Keeping Up With Data #60
5 minutes for 5 hours’ worth of reading
Andrej Karpathy wrote a Twitter thread about ongoing consolidation in AI. How “~decade ago vision, speech, natural language, reinforcement learning, etc. were completely separate” and now transformers are dominant in all of them. And how just like neocortex has a largely similar architecture across all the input modalities, transformers can be fed with sequences of words, image patches, or speech pieces. And how it’s great news for AI research. I think it’s also consolidating the talent pool, which is imho a great news for companies and ML professionals alike.
The following three articles made it to my reading list this week:
- How Spotify Uses ML to Create the Future of Personalization: Personalisation is a big thing in Spotify (they even have a VP of personalisation!). I’ve been impressed with their recommendation engine for a while now. How they take into account the listening history, the music itself, time of a day and much more to recommend the most enjoyable songs out of 70 million tracks to every single of their ~380 million users. They’ve been experimenting with explore and exploit concepts to make the experience sustainable. Now it seems that the reinforcement learning is the way to ensure long-term satisfaction and enjoyment of the listeners. (Engineering at Spotify)
- dbt and the Analytics Engineer — what’s the hype about? The article felt timely with coalesce conference taking place this week. First, who is an analytics engineer? Tuan Nguyen writes: “If a Data Engineer marries a Data Analyst and they have a baby girl, that baby girl will be an Analytics Engineer. Well, it does not work that way, but you get the point.” The rise of the role is fuelled by the shift from ETL to ELT, which “presents an opportunity for very technical analysts who understand the business well to model the raw data into clean, well-defined datasets”. And by the fact that the modern cloud warehouses have enough power to process these transformations. I’d only add that it’s also opening possibilities for businesses to create their digital twin and keep updating it as the business and its priorities evolve. (Oliver Molander @ Validio)
- From Prediction to Action — How to Learn Optimal Policies From Data (1/4): When fighting customer churn companies often go and build a churn model (I’ve done that many times myself). But knowing the propensity or probability of churn is not enough. We need to take preventative action. But individual customers might react to each possible action differently.
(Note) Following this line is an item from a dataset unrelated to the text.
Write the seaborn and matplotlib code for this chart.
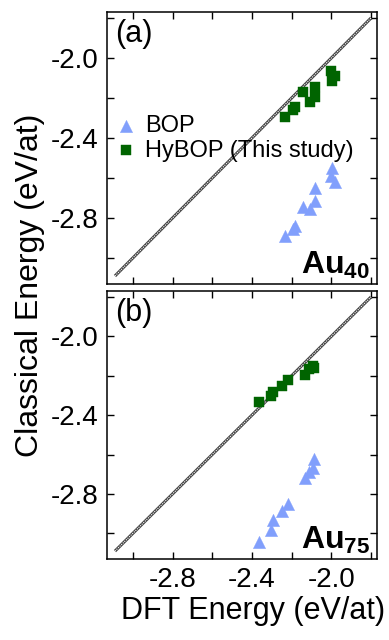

How do we select the optimal action (a problem of finding an optimal policy)? One that will lead to maximal expected profit. The series (yes, the “1/4” means there are four articles there) explain how to do that. Policy optimisation is indeed a very useful data science skill. Not only for data scientists. (Rama Ramakrishnan @ TDS)
We went to Lucerne last week and though there were no massive Christmas markets it still felt very Christmassy. So, we bought a mini table football as an early present. Is it a beginning of the period when I’m buying myself toys and can say it’s for the kids?